One thing I can tell you for sure: When we go to court alleging fraud, we bring the proof to back it up. Of course, we further develop the evidence in discovery in the litigation, but we've already laid the foundation and therefore have particular credibility. That's how, over the past several years, we've exposed litigation frauds perpetrated against Chevron, Dole, Facebook, AIG and others. We wear that as a badge of honor, because we're seeing justice done. And as I like to say, we get justice for "Fortune 50″ companies.
Your adversary went out of his way to highlight to the court what you'd done in the Chevron/Ecuador/RICO case, even quoting Steve Donziger's attacks against your firm and your client. How did you handle that?
Randy Mastro: To paraphrase Michelle Obama, when they went low, we went high. Courts don't appreciate ad hominem attacks and personal vitriol. We let the facts speak for themselves. This case screamed out that something terribly wrong happened here and that Chevron was the victim of a sham process. Facts win cases, not rhetoric. The facts here spoke volumes.
You had amicus support from the International Court of Arbitration of the International Chamber of Commerce, which rarely weighs in on disputes. What does that signify about the wider implications of this fight? What do you hope will be the legacy of this case?
Annie Champion: The foundation of the system of international arbitration is consent, and I think there has always been an honor system in place among practitioners and litigants. It's a small world with repeat players.
But as arbitration and, in particular, international arbitration become more widespread tools of dispute resolution, opportunities for abuse arise, and sham arbitration awards are becoming a recognized problem.

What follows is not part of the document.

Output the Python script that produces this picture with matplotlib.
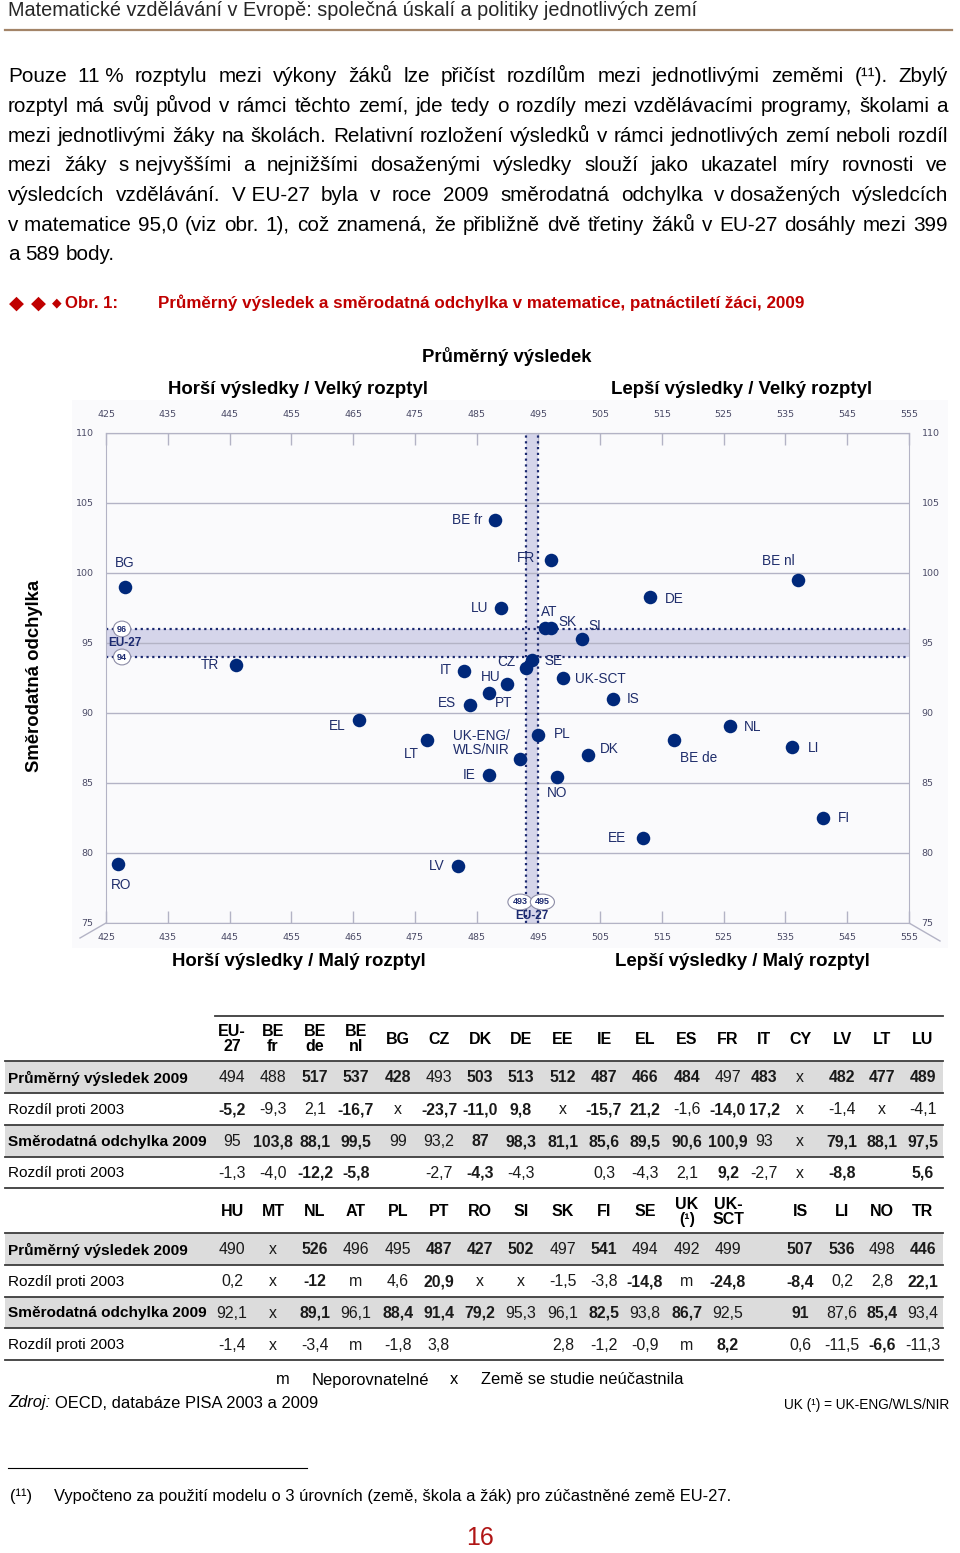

This case is significant because the arbitration community, including the ICC and the Cairo Regional Centre for International Arbitration, a respected arbitration institute in Egypt whose deputy director, Dalia Hussein, also submitted a declaration to the federal court, have recognized that this kind of fraud and abuse threatens the legitimacy of the whole system.
The fact that these respected international arbitration organizations felt compelled to weigh in, which, as you note, is unusual, sends a strong message that the international arbitration community cares about these issues and is prepared to step up to engage in soul-searching and self-policing.